If someone had to show one clip of the Sox 6-5 win over the Yankees, they would undoubtedly go with Adam Dunn pulverizing an 0-2 fastball from David Robertson for a two-run walk-off home run. They'd show slow-mos of Dunn's swing, they'd flash to how Robertson threw both his arms up in frustration immediately after contact, and they would call it a night, and it would be fine. In terms of video, drama, and just win probability, this is the moment to highlight.
The Sox are a scoring machine that is seemingly never discouraged, and issued another reminder that offense-minded and mediocre is better to watch than pitching-oriented and terrible.
Down a run in the ninth facing one of the best relievers in the American League, the Sox faced long odds, but I would probably have put more money on the heart of the order doing something than Hector Noesi redeeming himself from an early 3-0 deficit, or Hiroki Kurda departing the game before him
In his fifth start in a White Sox uniform, Noesi put his most sympathetic handlers so far in an early 3-0 hole by tossing a bomb to struggling Yankees backstop Brian McCann. The walk to Mark Teixiera to set up the three-run blast was one of five Noesi issued on the evening. Yet despite extra baserunners, and his method of slowing the game down to its four-hour pace, a comebacker double play from Ichiro Suzuki sealed a six-inning quality start for him.
It was a discouragingly poor performance from Noesi in terms of stuff and delivery, as he really did not consistently execute any of his breaking pitches, but on a personal note for him, it could probably be considered an exercise in perseverance. Robin Ventura showed mid-rotation confidence levels in Noesi (or black plague levels of disgust with his bullpen) as his last pitch to Suzuki was his 111th of the night. Only 63 of which were strikes.

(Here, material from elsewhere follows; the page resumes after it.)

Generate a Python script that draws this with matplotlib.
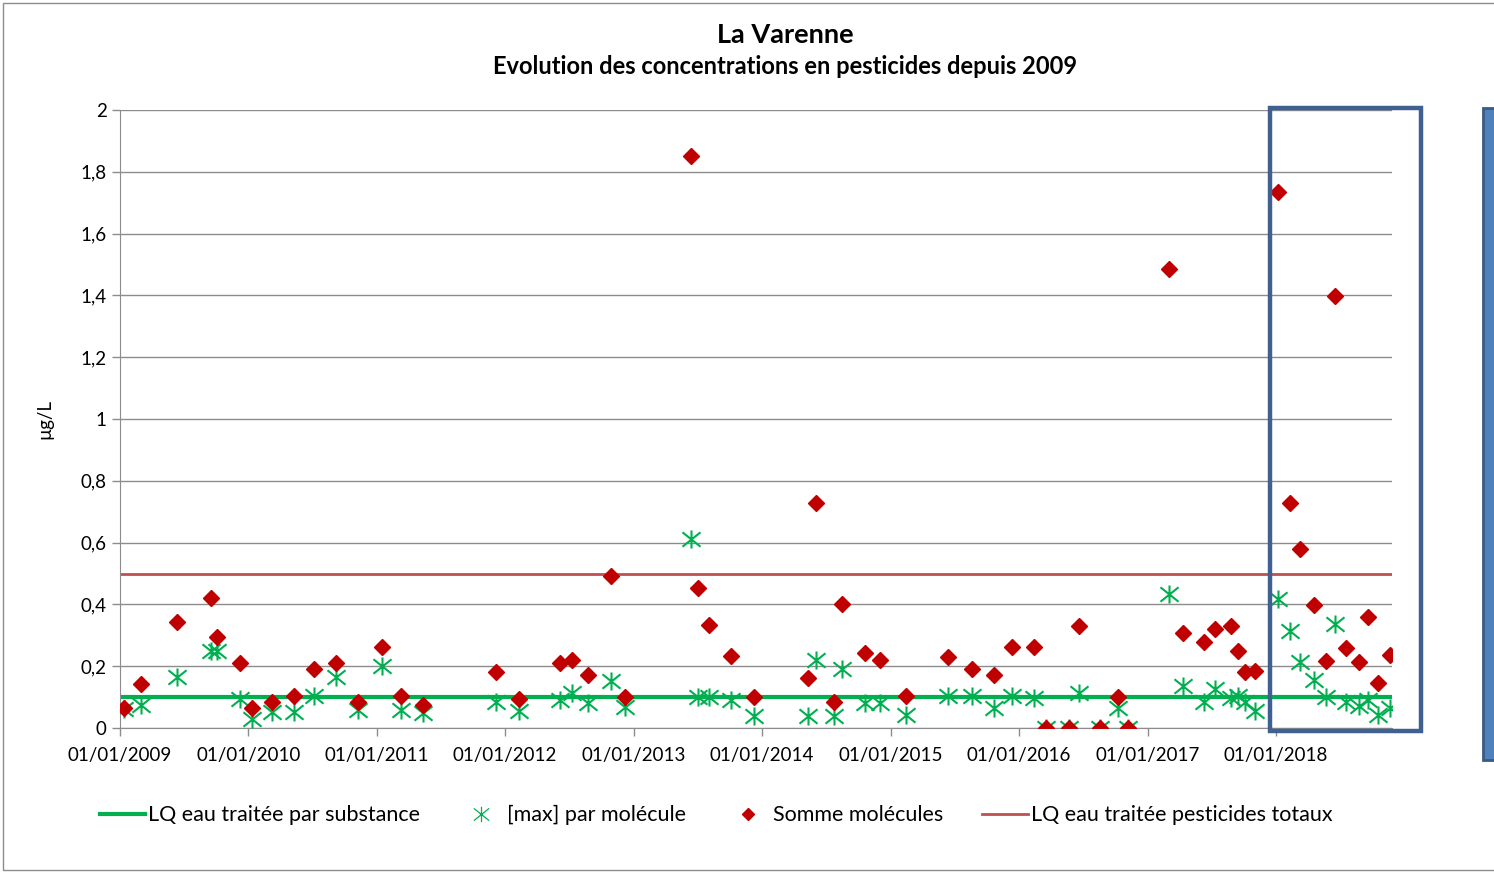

Thanks to the other comeback of the night, Noesi was in line for the win for a hot second. Alexei Ramirez's two-run U.S. Cellular Field shot to left field — already his seventh of the season — put the Sox up 4-3 in the fifth after a long night of wildness and inefficiency from Kuroda that was not heavily capitalized upon. The other two tallies were Adam Eaton old-school specials, or the types of runs that Juan Pierre was supposed to rack up.
After singling in the first, Eaton stole second and hustled all the way home after Kelly Johnson couldn't scoop a low throw from Yangervis Solarte. He picked away at the deficit again when a high chopper he hit to second forced Brian Roberts to rush another low throw that Johnson couldn't handle, scoring Alejandro De Aza — who otherwise endured another horrific 0-for-4 night — from second base.
Once freed from the brutal reign of Noesi, the Yankees rallied on the similarly shaggy Scott Downs and Jake Petricka in the seventh. Downs, who couldn't retire Roberts and was then left in to face Alfonso Soriano and allowed singles to both, gave way to Petricka, who renewed his control problems from two days ago. After a Brett Gardner sacrifice, he walked Derek Jeter, pushed a run home on a wild pitch, allowed a go-ahead sac fly before walking Teixiera to load the bases.
After getting out of that nightmare seventh without further problems, Petricka actually started the eighth and put two more runners on before giving way to Daniel Webb. Despite lacking a major role in the narrative of this game, Webb is the winning pitcher of record.